Letter: Vista Valued

By Grumpy Computer Nerd

Editor, the Gauntlet,

[Re: “Making a blender out of your PC,” Chris Tait and Ændrew Rininsland, Feb. 2, 2007.]

This steaming pile of crap marks an astonishing new low in journalistic integrity for the Gauntlet. I don’t even know where to begin with it. Neither of the authors have any idea what Windows Vista’s DRM technology actually is or does, yet they go so far as to make bold and factually incorrect statements like, “What we’re left with is a crippled operating system and a mentality that believes computers should be as simple and closed as devices used to make smoothies.” Seriously, are the authors as technologically inept as they sound?

At one point, they claim that “Microsoft could have put its foot down and stopped the negative inroads…” I’d like to hear these pseudo-journalists explain that one. In case they hadn’t noticed, Microsoft does not own the HD-DVD or Blu-Ray specifications and Microsoft is not responsible for mandating that HD content from these two sources must be transmitted over a secure channel (HDCP.) If and when Apple decides to support HD-DVD or Blu-Ray, they’ll also be required to implement system-level DRM.
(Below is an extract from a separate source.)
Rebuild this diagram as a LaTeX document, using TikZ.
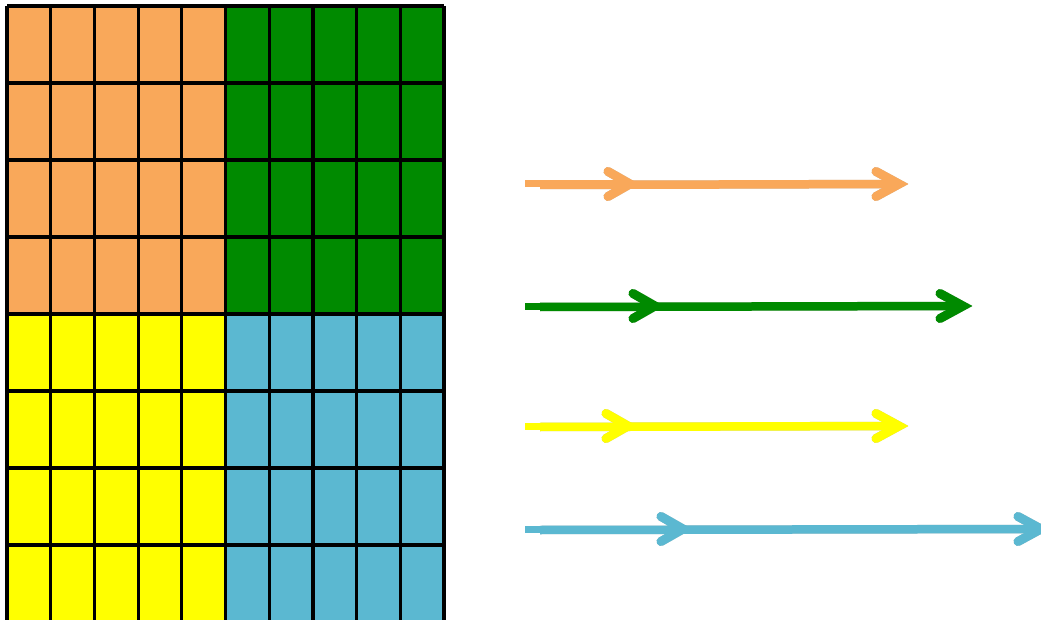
\documentclass[tikz,border=0pt]{standalone}
\usetikzlibrary{calc}
\definecolor{cOr}{HTML}{F9A85A}
\definecolor{cGr}{HTML}{008A00}
\definecolor{cYe}{HTML}{FFFF00}
\definecolor{cBl}{HTML}{5BB8D1}
\tikzset{
  gridline/.style={line width=3.2pt, black},
  shaft/.style={line width=8.5pt},
  shaftthin/.style={line width=7pt},
  headline/.style={line width=9pt, line cap=round, line join=miter},
  shade/.style={black, opacity=0.22},
}
% #1 colour, #2 y, #3 mid tip x (visual), #4 end tip x (visual)
\newcommand{\myarrow}[4]{%
  \coordinate (s1) at (525,#2);
  \coordinate (s2) at (540,#2+1);
  \coordinate (m) at (#3-8,#2);
  \coordinate (e) at (#4-8,#2);
  % shadow
  \begin{scope}[shift={(2,4)}]
    \draw[shaft,shade] (s2) -- (e);
    \draw[headline,shade] ($(m)+(-22,-12.5)$) -- (m) -- ($(m)+(-22,12.5)$);
    \draw[headline,shade] ($(e)+(-23,-12.5)$) -- (e) -- ($(e)+(-23,12.5)$);
  \end{scope}
  \draw[shaftthin,#1] (s1) -- (m);
  \draw[shaft,#1] (s2) -- (e);
  \draw[headline,#1] ($(m)+(-22,-12.5)$) -- (m) -- ($(m)+(-22,12.5)$);
  \draw[headline,#1] ($(e)+(-23,-12.5)$) -- (e) -- ($(e)+(-23,12.5)$);
}
\begin{document}
\begin{tikzpicture}[x=1pt,y=-1pt]
\useasboundingbox (0,0) rectangle (1041,620);
\clip (0,0) rectangle (1041,620);
\def\cw{43.7}
\def\rh{77}
% quadrants
\fill[cOr] (7,6) rectangle ({7+5*\cw},{6+4*\rh});
\fill[cGr] ({7+5*\cw},6) rectangle ({7+10*\cw},{6+4*\rh});
\fill[cYe] (7,{6+4*\rh}) rectangle ({7+5*\cw},{6+8*\rh});
\fill[cBl] ({7+5*\cw},{6+4*\rh}) rectangle ({7+10*\cw},{6+8*\rh});
% grid lines
\foreach \i in {0,...,10} {
  \draw[gridline] ({7+\i*\cw},6) -- ({7+\i*\cw},{6+8*\rh});
}
\foreach \j in {0,...,8} {
  \draw[gridline] (7,{6+\j*\rh}) -- ({7+10*\cw},{6+\j*\rh});
}
% arrows
\myarrow{cOr}{184}{638}{907}
\myarrow{cGr}{306}{663}{971}
\myarrow{cYe}{426}{636}{907}
\myarrow{cBl}{529}{691}{1049}
\end{tikzpicture}
\end{document}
To summarize Vista’s DRM with actual facts instead of rhetoric, users are required to use an HDCP-compliant display system to play back HD-DVDs or Blu-Ray discs. Guess what? This is the same requirement needed to play HD-DVDs or Blu-Ray discs in full 1080p resolution on your television, with a few minor exceptions. You can still illegally copy DVDs, download illegal movies, download illegal mp3s and all that other jazz to your heart’s content (in HD, even). So what happens if you don’t have an HDCP display? Well, our pseudo-journalists made the bold implication that you’d get a lousy quality image without digital sound, and that old graphics cards would cease to work. This is completely false. Without an HDCP display, you’re limited to 540p output–still significantly higher quality than a standard DVD! All 1080p displays shipping right now are HDCP-compliant anyways–so the fact is, if your gear is too old to support HDCP, it’s also too old to support the content’s resolution.

Yeah, nice try with that article. Thanks, Gauntlet. Thanks for doing your research, and thanks for doing your readers a disservice.

Grumpy computer nerd

[Editor’s note: Please take the flame war online where it belongs, you noob-ish troll. Ændrew and Chris have posted their response to your letter at gauntlet.ucalgary.ca. Have it out there.]